The follow-up to Trinity Rising (2013) is the third and largest entry in what has expanded from a fantasy trilogy into a series.
In the north, Speaker Ytha has united the Nimrothi nomad clans under the surly and stupid but biddable Drwyn; their ambition is to overthrow the Empire that defeated them 1,000 years ago. Ytha, using the combined power of her witch thralls, intends to release the imprisoned death goddess, Maegern, and her Wild Hunt; two Hounds are already free. All she needs to complete the process is the magic jewel known as the starseed. (The stumbling block with this and other doomsday scenarios: What happens once the evil guys slaughter everyone?

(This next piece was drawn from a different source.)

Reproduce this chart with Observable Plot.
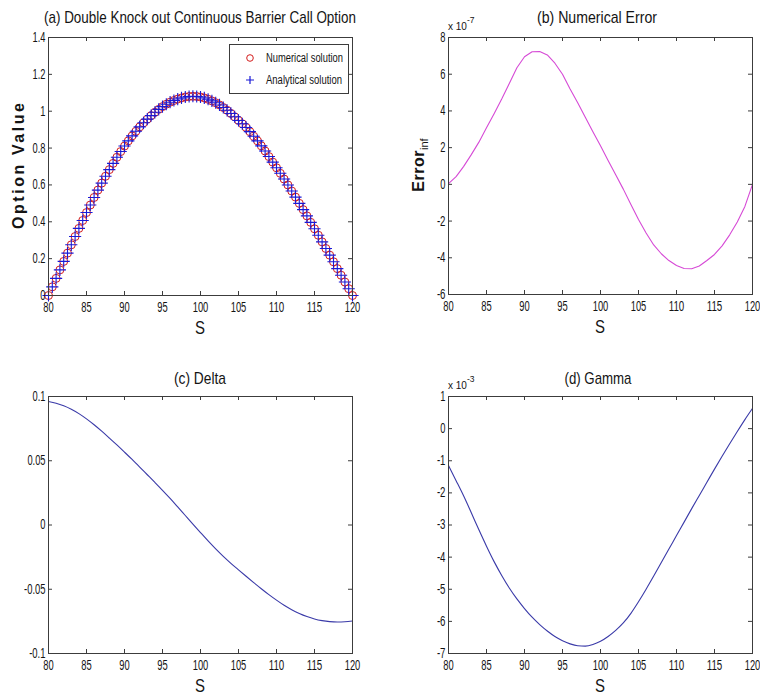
<!DOCTYPE html>
<html><head><meta charset="utf-8">
<script src="https://cdn.jsdelivr.net/npm/d3@7"></script>
<script src="https://cdn.jsdelivr.net/npm/@observablehq/plot@0.6"></script>
<style>
body{margin:0;background:#fff}
#root{position:relative;width:760px;height:700px;overflow:hidden;background:#fff}
.panel{position:absolute;width:380px;height:350px}
</style></head><body><div id="root"></div>
<script>
// ---------- data ----------
const sGrid = [80,81,82,83,84,85,86,87,88,89,90,91,92,93,94,95,96,97,98,99,100,101,102,103,104,105,106,107,108,109,110,111,112,113,114,115,116,117,118,119,120];
const optionS = [80,80.5,81,81.5,82,82.5,83,83.5,84,84.5,85,85.5,86,86.5,87,87.5,88,88.5,89,89.5,90,90.5,91,91.5,92,92.5,93,93.5,94,94.5,95,95.5,96,96.5,97,97.5,98,98.5,99,99.5,100,100.5,101,101.5,102,102.5,103,103.5,104,104.5,105,105.5,106,106.5,107,107.5,108,108.5,109,109.5,110,110.5,111,111.5,112,112.5,113,113.5,114,114.5,115,115.5,116,116.5,117,117.5,118,118.5,119,119.5,120];
const optionValue = [0.000,0.047,0.093,0.139,0.185,0.230,0.275,0.320,0.364,0.407,0.450,0.491,0.532,0.572,0.610,0.647,0.683,0.717,0.750,0.781,0.811,0.839,0.866,0.891,0.915,0.937,0.957,0.976,0.994,1.010,1.025,1.038,1.049,1.058,1.066,1.072,1.077,1.080,1.081,1.080,1.077,1.072,1.065,1.056,1.046,1.034,1.020,1.005,0.988,0.970,0.950,0.932,0.912,0.889,0.864,0.839,0.812,0.784,0.754,0.724,0.693,0.663,0.632,0.600,0.567,0.534,0.500,0.466,0.432,0.397,0.362,0.327,0.291,0.255,0.219,0.183,0.146,0.110,0.073,0.037,0.000];
// numerical error, in units of 1e-7
const errorE7 = [0.04,0.42,0.98,1.62,2.3,3.09,3.85,4.65,5.5,6.35,6.95,7.22,7.24,7.05,6.6,6.0,5.2,4.45,3.65,2.87,2.1,1.3,0.52,-0.26,-1.1,-1.91,-2.65,-3.3,-3.78,-4.15,-4.42,-4.58,-4.6,-4.45,-4.15,-3.82,-3.35,-2.75,-2.05,-1.2,0];
const deltaValue = [0.0961,0.0948,0.0928,0.0901,0.0867,0.0826,0.0780,0.0730,0.0677,0.0623,0.0567,0.0510,0.0451,0.0391,0.0331,0.0270,0.0207,0.0141,0.0074,0.0007,-0.0059,-0.0124,-0.0186,-0.0244,-0.0298,-0.0349,-0.0399,-0.0448,-0.0496,-0.0542,-0.0585,-0.0625,-0.0659,-0.0688,-0.0712,-0.0731,-0.0744,-0.0752,-0.0755,-0.0753,-0.0747];
// gamma, in units of 1e-3
const gammaE3 = [-1.15,-1.62,-2.1,-2.62,-3.15,-3.66,-4.14,-4.57,-4.96,-5.3,-5.6,-5.87,-6.1,-6.3,-6.47,-6.6,-6.7,-6.76,-6.77,-6.72,-6.62,-6.47,-6.28,-6.05,-5.75,-5.39,-5.0,-4.59,-4.17,-3.75,-3.33,-2.91,-2.49,-2.08,-1.67,-1.26,-0.86,-0.47,-0.09,0.28,0.63];

const xTicks = [80,85,90,95,100,105,110,115,120];
const optionTicks = [0,0.2,0.4,0.6,0.8,1,1.2,1.4];
const errorTicks = [-6,-4,-2,0,2,4,6,8];
const deltaTicks = [-0.1,-0.05,0,0.05,0.1];
const gammaTicks = [-7,-6,-5,-4,-3,-2,-1,0,1];

const titles = ["(a) Double Knock out Continuous Barrier Call Option","(b) Numerical Error","(c) Delta","(d) Gamma"];
const legendLabels = ["Numerical solution","Analytical solution"];

// ---------- styling ----------
const WIDE = "'Liberation Sans',Arial,sans-serif";
const AXIS = "#3c3c3c";
const TEXT = "#141414";

const optionRows = optionS.map((s,i)=>({S:s, V:optionValue[i]}));
const errorRows = sGrid.map((s,i)=>({S:s, E:errorE7[i]}));
const deltaRows = sGrid.map((s,i)=>({S:s, D:deltaValue[i]}));
const gammaRows = sGrid.map((s,i)=>({S:s, G:gammaE3[i]}));

const root = document.getElementById("root");

// narrow the tick labels to the reference's condensed look
function charW(c){ if(c===".") return 2.5; if(c==="-") return 3.4; return 5.2; }
function condense(sel){
  sel.each(function(){
    const t = this.textContent; let w = 0;
    for(const c of t) w += charW(c);
    this.setAttribute("textLength", w.toFixed(1));
    this.setAttribute("lengthAdjust","spacingAndGlyphs");
  });
}

function makePanel(cfg){
  const W=380, H=350, TL=4;
  const innerW = W-cfg.ml-cfg.mr, innerH = H-cfg.mt-cfg.mb;
  const svg = Plot.plot({
    width:W, height:H, marginLeft:cfg.ml, marginRight:cfg.mr, marginTop:cfg.mt, marginBottom:cfg.mb,
    style:{fontFamily:WIDE, fontSize:"14px", color:TEXT, background:"white", overflow:"visible"},
    x:{domain:[80,120], label:null},
    y:{domain:cfg.yDomain, label:null},
    marks:[
      ...cfg.marks,
      Plot.frame({stroke:AXIS}),
      Plot.ruleX(xTicks,{x:d=>d, insetTop:innerH-TL, stroke:AXIS}),
      Plot.ruleX(xTicks,{x:d=>d, insetBottom:innerH-TL, stroke:AXIS}),
      Plot.ruleY(cfg.yTicks,{y:d=>d, insetRight:innerW-TL, stroke:AXIS}),
      Plot.ruleY(cfg.yTicks,{y:d=>d, insetLeft:innerW-TL, stroke:AXIS}),
      Plot.axisX(xTicks,{tickSize:0, tickPadding:7, tickFormat:d=>String(d)}),
      Plot.axisY(cfg.yTicks,{tickSize:0, tickPadding:3, tickFormat:d=>String(d)})
    ]
  });
  const div = document.createElement("div");
  div.className="panel";
  div.style.left=cfg.left+"px"; div.style.top=cfg.top+"px";
  div.appendChild(svg);
  root.appendChild(div);
  const s = d3.select(svg);
  condense(s.selectAll('g[aria-label$="tick label"] text'));
  // title
  s.append("text").attr("x", cfg.ml+innerW/2 + (cfg.titleDx||0)).attr("y", cfg.titleY)
    .attr("text-anchor","middle").attr("fill",TEXT)
    .attr("textLength", cfg.titleW).attr("lengthAdjust","spacingAndGlyphs")
    .style("font-family",WIDE).style("font-size","17px").text(cfg.title);
  // x label
  s.append("text").attr("x", cfg.ml+innerW/2).attr("y", H-cfg.mb+39)
    .attr("text-anchor","middle").attr("fill",TEXT)
    .attr("textLength", 10).attr("lengthAdjust","spacingAndGlyphs")
    .style("font-family",WIDE).style("font-size","18px").text("S");
  // exponent
  if(cfg.exponent){
    const t = s.append("text").attr("x", cfg.ml).attr("y", cfg.mt-7).attr("fill",TEXT)
      .attr("text-anchor","start")
      .style("font-family",WIDE).style("font-size","10px");
    t.append("tspan").text("x 10");
    t.append("tspan").attr("dy",-7).style("font-size","8.5px").text(cfg.exponent);
  }
  return {s, innerW, innerH};
}

// (a)
const pa = makePanel({left:0, top:0, ml:48, mr:28, mt:37, mb:55, titleY:23, titleW:312, title:titles[0],
  yDomain:[0,1.4], yTicks:optionTicks,
  marks:[
    Plot.dot(optionRows,{x:"S", y:"V", r:4, symbol:"circle", stroke:"#d41c1c", strokeWidth:1}),
    Plot.dot(optionRows,{x:"S", y:"V", r:4, symbol:"plus", stroke:"#1a1ad6", strokeWidth:1.1})
  ]});
pa.s.append("text").attr("transform","translate(24,166) rotate(-90)").attr("text-anchor","middle")
  .attr("fill",TEXT).attr("textLength",126).attr("lengthAdjust","spacing")
  .style("font-family",WIDE).style("font-weight","bold").style("font-size","16px")
  .text("Option Value");
// legend
const lg = pa.s.append("g");
lg.append("rect").attr("x",229.5).attr("y",44.5).attr("width",119).attr("height",49)
  .attr("fill","white").attr("stroke",AXIS);
lg.append("circle").attr("cx",250).attr("cy",58).attr("r",3.3).attr("fill","none").attr("stroke","#d41c1c");
lg.append("path").attr("d","M246,80H254M250,76V84").attr("stroke","#1a1ad6").attr("stroke-width",1.2);
lg.append("text").attr("x",266).attr("y",62).attr("text-anchor","start").attr("fill",TEXT)
  .attr("textLength",77).attr("lengthAdjust","spacingAndGlyphs")
  .style("font-family",WIDE).style("font-size","12.5px").text(legendLabels[0]);
lg.append("text").attr("x",266).attr("y",84).attr("text-anchor","start").attr("fill",TEXT)
  .attr("textLength",76).attr("lengthAdjust","spacingAndGlyphs")
  .style("font-family",WIDE).style("font-size","12.5px").text(legendLabels[1]);

// (b)
const pb = makePanel({left:380, top:0, ml:68, mr:8, mt:37, mb:56, titleY:23, titleW:120, titleDx:-3, title:titles[1],
  yDomain:[-6,8], yTicks:errorTicks, exponent:"-7",
  marks:[Plot.line(errorRows,{x:"S", y:"E", stroke:"#d64ad6", strokeWidth:1.1})]});
const el = pb.s.append("text").attr("transform","translate(44,165) rotate(-90)").attr("text-anchor","middle")
  .attr("fill",TEXT).style("font-family",WIDE).style("font-weight","bold").style("font-size","16px");
el.append("tspan").style("letter-spacing","0.5px").text("Error");
el.append("tspan").attr("dy",4).style("font-size","11px").style("font-weight","normal").text("inf");

// (c)
makePanel({left:0, top:350, ml:48, mr:28, mt:46, mb:47, titleY:34, titleW:52, title:titles[2],
  yDomain:[-0.1,0.1], yTicks:deltaTicks,
  marks:[Plot.line(deltaRows,{x:"S", y:"D", curve:"monotone-x", stroke:"#3a3aa8", strokeWidth:1.1})]});

// (d)
makePanel({left:380, top:350, ml:68, mr:8, mt:46, mb:47, titleY:34, titleW:67, titleDx:-2, title:titles[3],
  yDomain:[-7,1], yTicks:gammaTicks, exponent:"-3",
  marks:[Plot.line(gammaRows,{x:"S", y:"G", curve:"monotone-x", stroke:"#3a3aa8", strokeWidth:1.1})]});
</script>
</body></html>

Do they just sit around waving their swords in triumph?) Teia, having escaped Drwyn’s brutal attentions and now pregnant by him, flees south, hoping to warn the slumbering Empire—and will use her own magic powers to defy Ytha. Gair returns from searching the deserts of Gimrael for the starseed, still grieving over Alderan’s tragic death. Worse, he fears he’s lost control of his magic Song when everything he achieves with it has unintended malignant consequences. He meets up with an old comrade, the healer Tanith, a sort-of elf and future queen of Astolar; Tanith’s unwanted and unpleasant companion, Ailric, who demonstrates his utter contempt for humans, holds the unshakable conviction that Tanith is his to command and unsuccessfully tries to hide a streak of megalomania. The malevolent renegade Guardian, Savin, taunts Gair but otherwise doesn’t figure. This installment ramps up the tension, with plenty of gory action, Cooper’s usual high level of characterization, and controlled plotting that, while showing few original touches, rolls solidly along.
An excellent addition to this superior epic.